Cloud & DevOps

Scaling Microservices: Deep Dive into gRPC and Kafka Event Meshes

By Siddharth Nair2026-03-1210 min read

When scaling microservice architectures, developers frequently hit a performance wall. Standard HTTP/JSON APIs introduce substantial serialization overhead and connection latency. At extreme scales, synchronous service chaining leads to cascading failures, where a single slow downstream service blocks the entire request chain.

To overcome these bottlenecks, Rhobus employs a hybrid communication strategy: gRPC for synchronous, point-to-point APIs, and Apache Kafka for event-driven, asynchronous messaging.

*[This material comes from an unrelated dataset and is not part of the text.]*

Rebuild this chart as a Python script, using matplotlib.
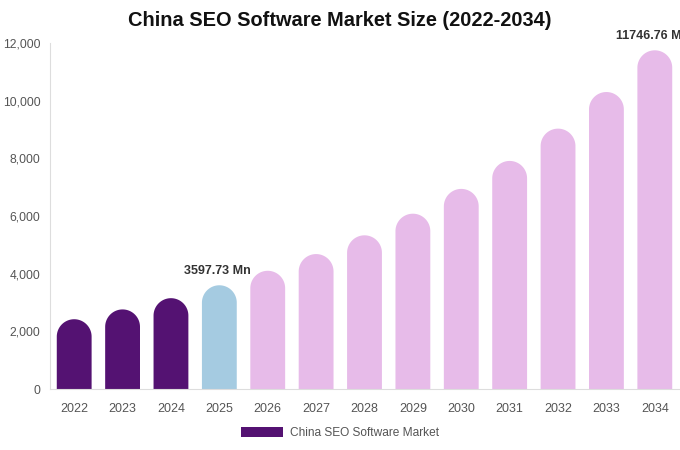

gRPC, built on HTTP/2 and Protocol Buffers, delivers bi-directional streaming and binary serialization. This results in payload sizes up to 70% smaller than JSON and sub-10ms query times. It is the ideal choice for high-throughput internal operations, such as real-time ledger updates or user authentication checks.

For asynchronous decoupled flows, we implement Apache Kafka. Kafka acts as an immutable, high-capacity ledger that handles millions of messages per second. When a user places an order or triggers a background operation, the system publishes an event to Kafka. Downstream systems (inventory, billing, shipping) subscribe to these topics and process them at their own pace, acting as a shock absorber during massive traffic spikes.

Combining gRPC and Kafka allows engineering teams to construct systems that are both highly responsive and resilient to load spikes, providing the foundation for global-scale enterprise software.